Before we can learn from the data, we need to prepare it so that it works with scikit-learn estimators. 

* Assign input data to `X` and output to `y` - convention used throughout scikit-learn documentation
* Input data must be two-dimensional
* Input data must be numeric (no strings)
* Input and output data cannot contain missing values

Some transformers can handle data that is non-numeric or contains missing values but all the machine learning estimators (regressors, classifiers, and clusterers) cannot.
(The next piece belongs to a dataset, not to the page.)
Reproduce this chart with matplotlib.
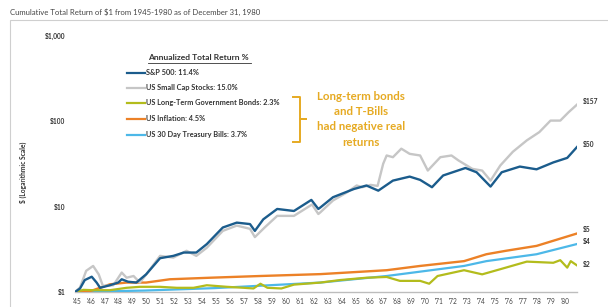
import matplotlib
matplotlib.use("Agg")
import matplotlib.pyplot as plt
from matplotlib.patches import Rectangle
from matplotlib.lines import Line2D

plt.rcParams['font.family'] = ['Lato', 'DejaVu Sans']

# ---------------- data ----------------
sp_t = [1945.0, 1945.36, 1945.7, 1946.2, 1946.55, 1946.8, 1947.5, 1948.1, 1948.35, 1948.8,
        1949.4, 1950.1, 1951.1, 1952.05, 1952.8, 1953.7, 1954.45, 1955.6, 1956.6, 1957.55,
        1957.9, 1958.5, 1959.5, 1960.7, 1961.95, 1962.45, 1962.6, 1963.5, 1965.0, 1965.9,
        1966.75, 1967.8, 1969.0, 1969.75, 1970.6, 1971.4, 1973.0, 1973.8, 1974.8, 1975.6,
        1976.9, 1978.1, 1979.3, 1980.3, 1981.0]
sp_v = [1.0, 1.1, 1.38, 1.51, 1.29, 1.12, 1.2, 1.29, 1.41, 1.32,
        1.29, 1.61, 2.49, 2.65, 2.9, 2.9, 3.64, 5.7, 6.5, 6.25,
        5.2, 7.1, 9.4, 8.9, 12.0, 9.4, 9.8, 12.9, 16.1, 17.7,
        15.4, 20.2, 22.5, 20.6, 16.9, 23.2, 28.4, 25.3, 17.2, 25.3,
        29.5, 27.4, 33.0, 37.3, 50.0]

sc_t = [1945.0, 1945.36, 1945.8, 1946.3, 1946.7, 1947.0, 1947.75, 1948.35, 1948.7, 1949.2,
        1949.65, 1950.1, 1951.1, 1952.05, 1953.0, 1953.7, 1954.45, 1955.6, 1956.6, 1957.55,
        1957.9, 1958.6, 1959.5, 1960.7, 1962.0, 1962.45, 1962.6, 1963.5, 1964.5, 1965.2,
        1965.6, 1966.2, 1966.7, 1967.1, 1967.35, 1967.8, 1968.4, 1969.0, 1969.75, 1970.3,
        1971.2, 1972.0, 1972.5, 1973.5, 1974.2, 1974.8, 1975.5, 1976.4, 1977.4, 1978.3,
        1979.1, 1979.8, 1980.4, 1981.0]
sc_v = [1.0, 1.13, 1.77, 2.02, 1.61, 1.18, 1.2, 1.69, 1.47, 1.54,
        1.29, 1.6, 2.65, 2.53, 3.04, 2.65, 3.3, 5.2, 6.0, 5.5,
        4.4, 5.7, 7.8, 7.8, 10.6, 8.2, 8.6, 11.8, 14.7, 17.7,
        16.9, 18.0, 17.5, 31.8, 39.8, 38.0, 47.8, 41.6, 39.8, 26.5,
        38.0, 39.8, 34.8, 27.7, 26.5, 20.2, 30.4, 44.0, 59.8, 74.8,
        102.0, 102.0, 128.0, 157.0]

bd_t = [1945.0, 1945.6, 1946.3, 1947.5, 1948.7, 1949.65, 1951.1, 1952.3, 1953.5, 1954.45,
        1955.9, 1957.1, 1957.8, 1958.3, 1958.8, 1959.8, 1960.7, 1962.6, 1964.0, 1965.9,
        1967.35, 1968.3, 1969.75, 1970.4, 1971.0, 1972.9, 1974.2, 1975.5, 1977.4, 1979.3,
        1979.8, 1980.3, 1980.55, 1981.0]
bd_v = [1.0, 1.06, 1.05, 1.05, 1.12, 1.15, 1.15, 1.12, 1.12, 1.2,
        1.15, 1.12, 1.1, 1.25, 1.12, 1.1, 1.22, 1.29, 1.38, 1.47,
        1.5, 1.35, 1.35, 1.25, 1.54, 1.8, 1.61, 1.85, 2.27, 2.2,
        2.36, 1.93, 2.3, 2.05]

inf_t = [1945.0, 1946.0, 1946.3, 1947.5, 1948.7, 1950.1, 1951.8, 1954.7, 1958.3, 1962.6,
         1967.35, 1969.75, 1972.9, 1974.5, 1975.9, 1978.1, 1981.0]
inf_v = [1.0, 1.02, 1.05, 1.23, 1.29, 1.29, 1.41, 1.47, 1.54, 1.62,
         1.8, 2.02, 2.3, 2.77, 3.04, 3.47, 4.85]

tb_t = [1945.0, 1950.0, 1955.0, 1962.6, 1967.35, 1972.9, 1974.5, 1978.1, 1981.0]
tb_v = [1.0, 1.04, 1.11, 1.29, 1.54, 2.02, 2.3, 2.77, 3.65]

legend_labels = ["S&P 500: 11.4%", "US Small Cap Stocks: 15.0%",
                 "US Long-Term Government Bonds: 2.3%", "US Inflation: 4.5%",
                 "US 30 Day Treasury Bills: 3.7%"]
end_labels = ["$50", "$157", "$2", "$5", "$4"]
year_labels = ["'%02d" % (y % 100) for y in range(1945, 1981)]
ytick_vals = [1, 10, 100, 1000]
ytick_labels = ["$1", "$10", "$100", "$1,000"]

colors = {"sp": "#1B5C8C", "sc": "#C6C6C6", "bd": "#B3BC1C", "inf": "#EC8127", "tb": "#4DB8E8"}
gold = "#E6AA22"

# ---------------- figure ----------------
W, H = 608, 307
fig = plt.figure(figsize=(W / 100, H / 100), dpi=100)
fig.patch.set_facecolor("white")

def fx(px):
    return px / W

def fy(py):
    return 1 - py / H

ax = fig.add_axes([fx(75), fy(292), fx(577) - fx(75), fy(36) - fy(292)])
ax.set_yscale("log")
ax.set_xlim(1945, 1981)
ax.set_ylim(1, 1000)

ax.plot(tb_t, tb_v, color=colors["tb"], lw=1.6, zorder=3)
ax.plot(inf_t, inf_v, color=colors["inf"], lw=1.7, zorder=3)
ax.plot(bd_t, bd_v, color=colors["bd"], lw=1.6, zorder=4)
ax.plot(sc_t, sc_v, color=colors["sc"], lw=1.7, zorder=5)
ax.plot(sp_t, sp_v, color=colors["sp"], lw=1.7, zorder=6)

# end labels
ends = [(sp_v[-1], end_labels[0], 0), (sc_v[-1], end_labels[1], 0), (bd_v[-1], end_labels[2], -1),
        (inf_v[-1], end_labels[3], 1), (tb_v[-1], end_labels[4], 0)]
for v, lab, dy in ends:
    ax.annotate(lab, xy=(1981, v), xytext=(4, dy + 2), textcoords="offset points",
                fontsize=4.8, fontweight="bold", color="#333333", va="center", ha="left",
                annotation_clip=False)

for s in ["top", "right", "left"]:
    ax.spines[s].set_visible(False)
ax.spines["bottom"].set_color("#BDBDBD")
ax.spines["bottom"].set_linewidth(1.0)

ax.set_xticks([y + 0.12 for y in range(1945, 1981)])
ax.set_xticklabels(year_labels, fontsize=4.7, color="#444444")
ax.set_yticks(ytick_vals)
ax.set_yticklabels(ytick_labels, fontsize=4.8, fontweight="bold", color="#333333")
ax.yaxis.set_minor_locator(matplotlib.ticker.NullLocator())
ax.tick_params(axis="both", length=0)
ax.tick_params(axis="y", pad=7)
ax.tick_params(axis="x", pad=4)

# frame
fig.patches.append(Rectangle((fx(10), -0.05), 1.2, fy(20) + 0.05, transform=fig.transFigure,
                             fill=False, edgecolor="#CFCFCF", lw=0.8))

# title
fig.text(fx(10), fy(12), "Cumulative Total Return of $1 from 1945-1980 as of December 31, 1980",
         fontsize=5.6, color="#444444", va="center", ha="left")

# y-axis label
fig.text(fx(23), fy(172), "$ (Logarithmic Scale)", rotation=90, fontsize=4.8,
         fontweight="bold", color="#333333", va="center", ha="center")

# legend
fig.text(fx(148), fy(58), "Annualized Total Return %", fontsize=6.1, fontweight="bold",
         color="#333333", va="center", ha="left")
fig.lines.append(Line2D([fx(148), fx(251)], [fy(63), fy(63)], transform=fig.transFigure,
                        color="#333333", lw=0.6))
leg_colors = [colors["sp"], colors["sc"], colors["bd"], colors["inf"], colors["tb"]]
leg_y = [72.5, 87.5, 103, 119, 134.5]
for lab, c, y in zip(legend_labels, leg_colors, leg_y):
    fig.lines.append(Line2D([fx(127), fx(145)], [fy(y), fy(y)], transform=fig.transFigure,
                            color=c, lw=1.6))
    fig.text(fx(146), fy(y), lab, fontsize=5.3, fontweight="bold", color="#333333",
             va="center", ha="left")

# brace
bx = [293, 300, 300, 306, 300, 300, 293]
by = [97, 97, 119, 119, 119, 142, 142]
fig.lines.append(Line2D([fx(x) for x in bx], [fy(y) for y in by], transform=fig.transFigure,
                        color=gold, lw=1.4, solid_joinstyle="round"))

# annotation text
for txt, y in zip(["Long-term bonds", "and T-Bills", "had negative real", "returns"],
                  [97, 112, 127, 142]):
    fig.text(fx(361), fy(y), txt, fontsize=8.3, fontweight="bold", color=gold,
             va="center", ha="center")

fig.savefig("out.png", dpi=100, facecolor="white")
### Model sale price with ground living area

Let's use the ground living area to model the sale price of the house and extract the data into numpy arrays. It is possible to keep the data in a pandas DataFrames/Series but scikit-learn has historically been designed to work with numpy arrays. Note that we use the `pop` method to completely remove the `SalePrice` column from our DataFrame.

In [None]:
X = hs[['GrLivArea']].values
y = hs.pop('SalePrice').values

View the first 5 input and output values. Notice that X is two dimensional.

In [None]:
X[:5]

In [None]:
y[:5]

## Import, Instantiate, Fit — The three-step process for each estimator
The scikit-learn API is consistent for all estimators and uses the same three-step process to learn from the data.
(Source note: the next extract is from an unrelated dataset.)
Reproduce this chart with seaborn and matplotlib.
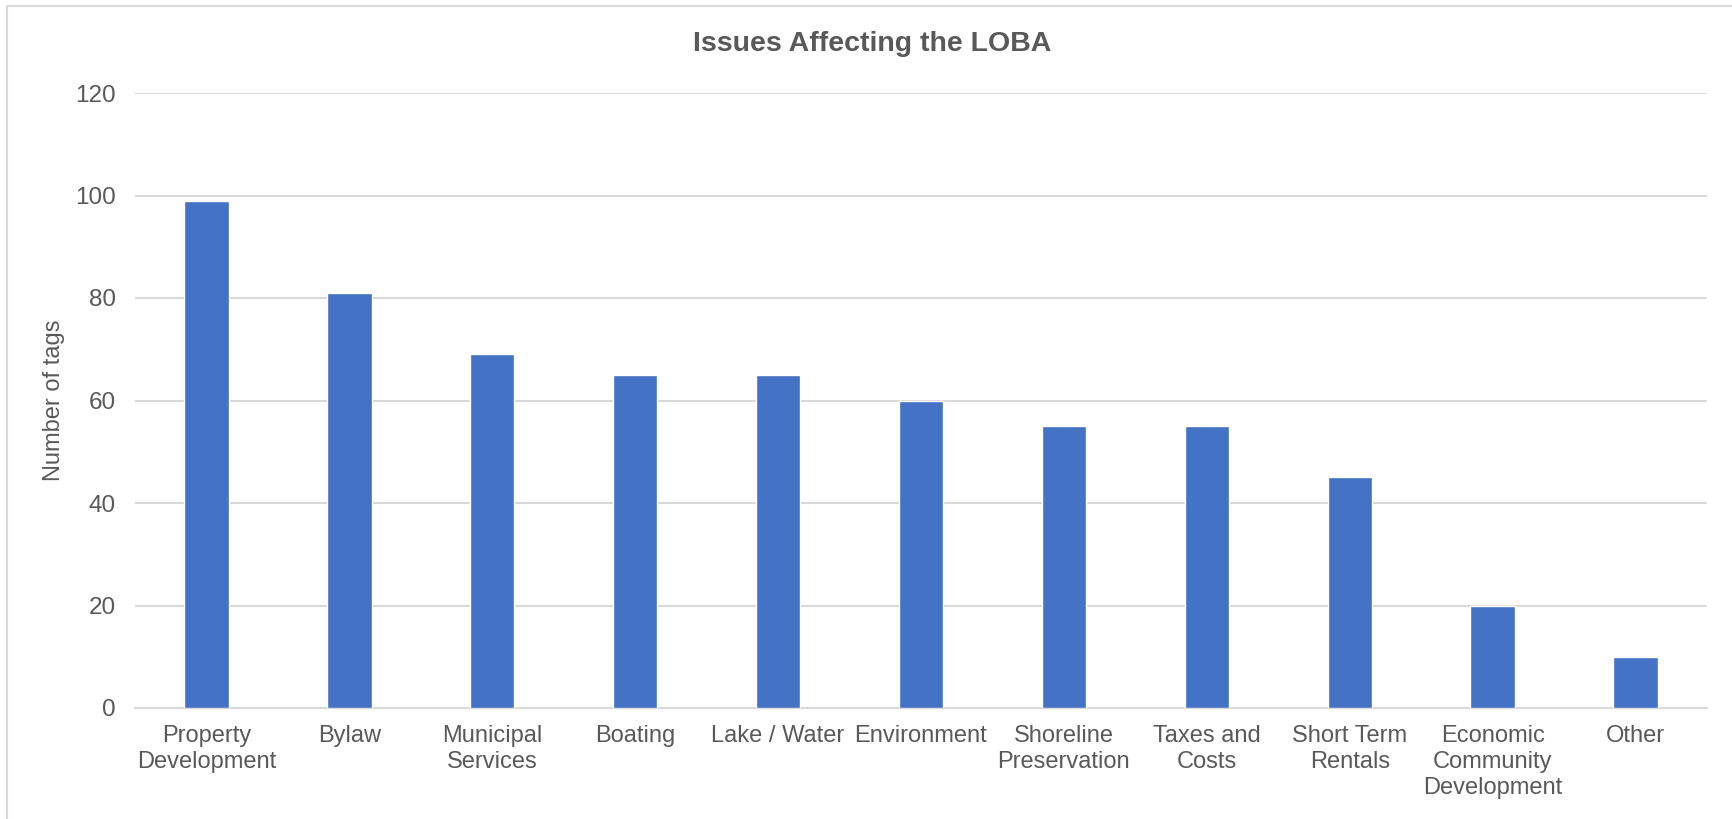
"""Bar chart of issue tags."""
import matplotlib
matplotlib.use('Agg')
import matplotlib.pyplot as plt
import seaborn as sns
from matplotlib.lines import Line2D

categories = ['Property\nDevelopment', 'Bylaw', 'Municipal\nServices', 'Boating',
              'Lake / Water', 'Environment', 'Shoreline\nPreservation',
              'Taxes and\nCosts', 'Short Term\nRentals',
              'Economic\nCommunity\nDevelopment', 'Other']
counts = [99, 81, 69, 65, 65, 60, 55, 55, 45, 20, 10]
yticks = [0, 20, 40, 60, 80, 100, 120]

sns.set_theme(style='white')
plt.rcParams['font.family'] = ['Liberation Sans', 'DejaVu Sans']

text_color = '#595959'
grid_color = '#d9d9d9'

fig = plt.figure(figsize=(17.32, 8.19), dpi=100)
ax = fig.add_axes([135 / 1732, 1 - 708 / 819, (1707 - 135) / 1732, (708 - 93) / 819])

sns.barplot(x=categories, y=counts, color='#4472C4', saturation=1, width=0.31, ax=ax, zorder=3)

ax.set_xlim(-0.5, len(categories) - 0.5)
ax.set_ylim(0, 120)
ax.set_yticks(yticks)
ax.yaxis.grid(True, color=grid_color, linewidth=1.5, zorder=0)
ax.set_axisbelow(True)
for side in ['top', 'right', 'left']:
    ax.spines[side].set_visible(False)
ax.spines['bottom'].set_color(grid_color)
ax.spines['bottom'].set_linewidth(1.5)
ax.tick_params(axis='x', length=0, pad=12, labelsize=17, labelcolor=text_color)
ax.tick_params(axis='y', length=0, pad=14, labelsize=17.5, labelcolor=text_color)
for lbl in ax.get_xticklabels():
    lbl.set_linespacing(1.25)
ax.set_xlabel('')
ax.set_ylabel('Number of tags', fontsize=17, color=text_color, labelpad=7)

# title is centred on the whole chart, not on the plot area
fig.suptitle('Issues Affecting the LOBA', x=872 / 1732, y=1 - 44 / 819, va='center',
             fontsize=20.5, fontweight='bold', color=text_color)

# chart frame: only the top and left edges fall inside the image
fig.lines.append(Line2D([7 / 1732, 7 / 1732], [0, 1 - 6 / 819],
                        transform=fig.transFigure, color=grid_color, linewidth=1.5))
fig.lines.append(Line2D([7 / 1732, 1], [1 - 6 / 819, 1 - 6 / 819],
                        transform=fig.transFigure, color=grid_color, linewidth=1.5))

plt.savefig('out.png', dpi=100)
* **Import** the estimator from its module
* **Instantiate** the estimator, possibly changing the (hyper)parameters
* **Fit** the estimator to the data

## Linear regression with the three-step process

For this problem, we need to use an estimator that is a [Regressor][1] - one that models target variables with continuous values such as sale price. The word 'Regressor' is often contained within the names of these estimators. Specifically, we will do linear regression by importing the `LinearRegression` estimator from the `linear_model` module.

### Step 1: Import
Open up the scikit-learn house (package), go to the `linear_model` room (module) and select the `LinearRegression` object (estimator) to import.
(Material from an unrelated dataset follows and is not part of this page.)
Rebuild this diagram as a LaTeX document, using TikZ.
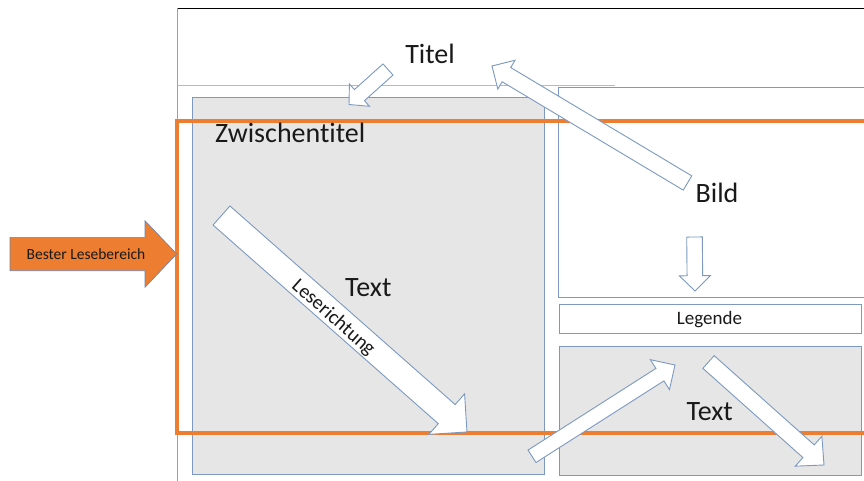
\documentclass[tikz,border=0pt]{standalone}
\usepackage{fontspec}
\setmainfont{Carlito}[Ligatures=CommonOff]
\definecolor{bordblue}{RGB}{124,153,192}
\definecolor{boxgrey}{RGB}{230,230,230}
\definecolor{orng}{RGB}{237,125,49}
\definecolor{arrline}{RGB}{108,132,168}
\definecolor{txt}{RGB}{25,25,25}
\newcommand{\blockarr}[7]{%
  \pgfmathsetmacro\baang{atan2(-(#4-#2),#3-#1)}%
  \pgfmathsetmacro\balen{veclen(#3-#1,#4-#2)}%
  \pgfmathsetmacro\babase{\balen-#7}%
  \begin{scope}[shift={(#1,#2)}, rotate=\baang]
    \draw[blockarrow] (0,-#5/2) -- (\babase,-#5/2) -- (\babase,-#6/2) -- (\balen,0)
      -- (\babase,#6/2) -- (\babase,#5/2) -- (0,#5/2) -- cycle;
  \end{scope}}
\begin{document}
\begin{tikzpicture}[x=1pt,y=-1pt,
  boxw/.style={draw=bordblue, line width=1pt, fill=white, inner sep=0pt, anchor=north west},
  boxg/.style={draw=bordblue, line width=1pt, fill=boxgrey, inner sep=0pt, anchor=north west},
  blockarrow/.style={draw=bordblue, line width=0.9pt, fill=white, line join=miter},
  big/.style={font=\fontsize{28}{30}\selectfont, text=txt, inner sep=0pt},
  mid/.style={font=\fontsize{19}{21}\selectfont, text=txt, inner sep=0pt},
]
\useasboundingbox (0,0) rectangle (864,481);
\clip (0,0) rectangle (864,481);
\fill[white] (0,0) rectangle (864,481);
% page frame
\draw[black, line width=1.5pt] (177,8.5) -- (870,8.5);
\draw[gray!75, line width=1pt] (177,8) -- (177,481);
\draw[gray!55, line width=1.3pt] (177,85.5) -- (615,85.5);
% boxes
\node[boxg, minimum width=352.5pt, minimum height=377pt] (leftbox) at (191.5,97) {};
\node[boxw, minimum width=320pt, minimum height=210pt] (bildbox) at (558,87) {};
\node[boxw, minimum width=301.5pt, minimum height=29.5pt] (legbox) at (559,303.5) {};
\node[boxg, minimum width=302pt, minimum height=129.5pt] (lowbox) at (559,345.5) {};
% best reading area
\draw[orng, line width=3.6pt] (177,121) rectangle (880,433);
\draw[fill=orng, draw=arrline, line width=0.6pt] (10,237.3) -- (145,237.3) -- (145,220.7) -- (176.7,254)
  -- (145,287.3) -- (145,270.7) -- (10,270.7) -- cycle;
\node[font=\fontsize{15.5}{17}\selectfont, text=txt, inner sep=0pt, anchor=base] (bester) at (86,259) {Bester Lesebereich};
% texts
\node[big, anchor=base] (titel) at (430,63.3) {Titel};
\node[big, anchor=base west] (zwt) at (215,142.7) {Zwischentitel};
\node[big, anchor=base] (text1) at (368.3,296) {Text};
\node[big, anchor=base] (bild) at (717,202.7) {Bild};
\node[big, anchor=base] (text2) at (709.7,420.7) {Text};
\node[mid, anchor=base] (legende) at (709.5,324.3) {Legende};
% block arrows
\blockarr{388}{69.5}{349}{104.5}{15}{30}{14}
\blockarr{687.5}{183}{492}{66}{16.6}{33.6}{16.8}
\blockarr{221.5}{215.5}{467}{432}{25.5}{54}{27}
\blockarr{694.5}{237}{695}{291}{15.6}{31}{15.3}
\blockarr{532}{456.3}{675}{365}{14.8}{35.5}{17.9}
\blockarr{708.5}{362}{824}{465}{17}{40}{20.7}
\node[font=\fontsize{20}{22}\selectfont, text=txt, inner sep=0pt, rotate=-41.4] (leser) at (333.3,318) {Leserichtung};
\end{tikzpicture}
\end{document}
[1]: https://scikit-learn.org/stable/glossary.html#term-regressors

In [None]:
from sklearn.linear_model import LinearRegression

### Step 2: Instantiate
The `LinearRegression` object above is merely a blueprint. We must instantiate it (construct an instance of the class) in order to have an object that can learn from the data. I sometimes refer to this as "constructing the machine learning vehicle" from the blueprint. I typically use the first letters of each word of the estimator class name as the variable name for the instance.

In [None]:
lr = LinearRegression()

### Step 3: Fit
All estimators learn from the data via the `fit` method. In this particular case, the estimator learns the parameters of the linear regression model (the slope and intercept) that result in the minimum squared error.

In [None]:
lr.fit(X, y)

## Estimated Parameters - end in a single underscore
scikit-learn stores parameters learned from the data as public attributes that end in a single underscore. For linear regression, it stores the intercept and coefficient (slope) as separate attributes.

In [None]:
lr.intercept_

In [None]:
lr.coef_

## Make predictions
Once the model is trained, you will be able to use the `predict` method to make predictions. Pass it an input array with the same type of data used during training. Here, we predict using our original training data.

In [None]:
lr.predict(X)

## Summary of commands

In [None]:
hs = pd.read_csv('data/housing_sample.csv')
X = hs[['GrLivArea']].values
y = hs.pop('SalePrice').values

from sklearn.linear_model import LinearRegression  # step 1 - import
lr = LinearRegression()                            # step 2 - instantiate
lr.fit(X, y)                                       # step 3 - fit

lr.predict(X)

## Exercise
All other regression estimators use the same three-step process to learn from the data. Complete the three-step process for the following models:
* K-nearest neighbors
* Decision trees
* Random Forests
* Gradient Boosted trees

The model learned can drastically change by setting the hyperparameters in step 2 during instantiation. We aren't concerned with hyperparameters at this point. Also, You may choose input data from other columns that have no missing values.